The larger-than-expected decline in November new home sales reported by the Commerce Department today took many industry analysts and investors by surprise. November sales fell 12% from the previous month's revised figure to a seasonally adjusted annual rate of 1.125 million homes.
Sales dropped across most of the nation, with the West posting a 27.9% decline; the Midwest suffering a 39.4% drop and Northeast reporting a 7.1% decrease. The only region to see sales rise was the South, where sales rose 13.6%.
Many analysts were reluctant to interpret the steep decline in November new home sales as a sign of widespread weakness in the housing market. Instead, some said the results reflected a moderation in sales from an unusually busy October and a wetter than normal fall in some parts of the country.
"Although new home sales fell sharply, it is out of line with the home buying fundamentals," said economist Steven Wood in a report for Insight Economics. "Mortgage rates remained below 6%, mortgage applications stayed robust, and homebuilders reported strong traffic through model homes. Consequently, this drop may be more due to temporary factors like wet weather than the beginning of a major reversal in housing."

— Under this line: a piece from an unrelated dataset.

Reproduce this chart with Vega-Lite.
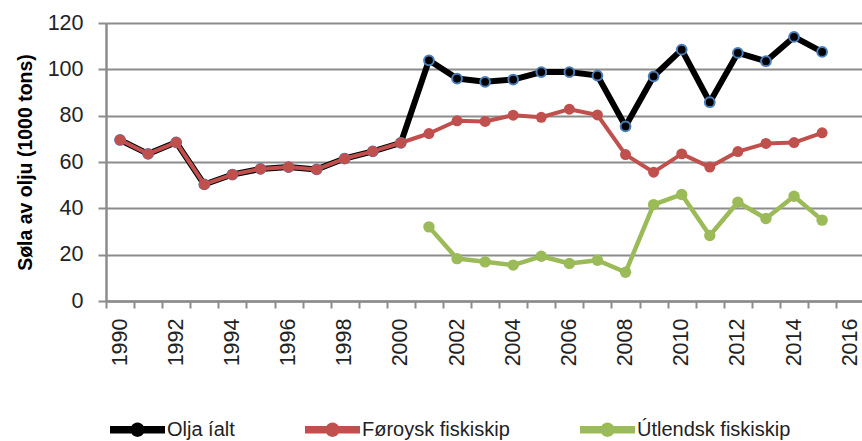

Investors seemed less confident and sold off housing stocks today. Shares of Los Angeles-based KB Home, for example, was down more than 2% while Lennar Corp. and Pulte Corp. were both off more than 1%.
In other economic news today, the Commerce Department reported that factory orders for durable goods rose by a larger than expected 1.6% in November, rebounding from a decline the previous month.
There was also good news on the consumer front. Consumer spending — the largest source of economic growth — rose 0.3% in November from the previous month's results, which were also revised upward, according to the Commerce Department.
Personal income also rose last month, registering a 0.2% increase, according to the Commerce Department.
The University of Michigan's widely watched index of consumer sentiment rose in December from the previous month to a revised 97.1, according to people with access to the report. The December index was the highest since February.
"Assuming that the labor market recovery does not wither on the vine, that the equity market does not tank, and that oil prices to not rise significantly further, these indicators ought to stay on a generally improving longer term path," said analyst Joshua Shapio at MFR, an economic consulting firm.
In a separate report, the Labor Department said that first time claims for unemployment insurance for the week ended Dec. 18 rose 17,000 from the previous week to a seasonally adjusted 333,000 claims. The four-week moving average was 340,000, a more stable figure, increased by 2,250 claims from the previous week.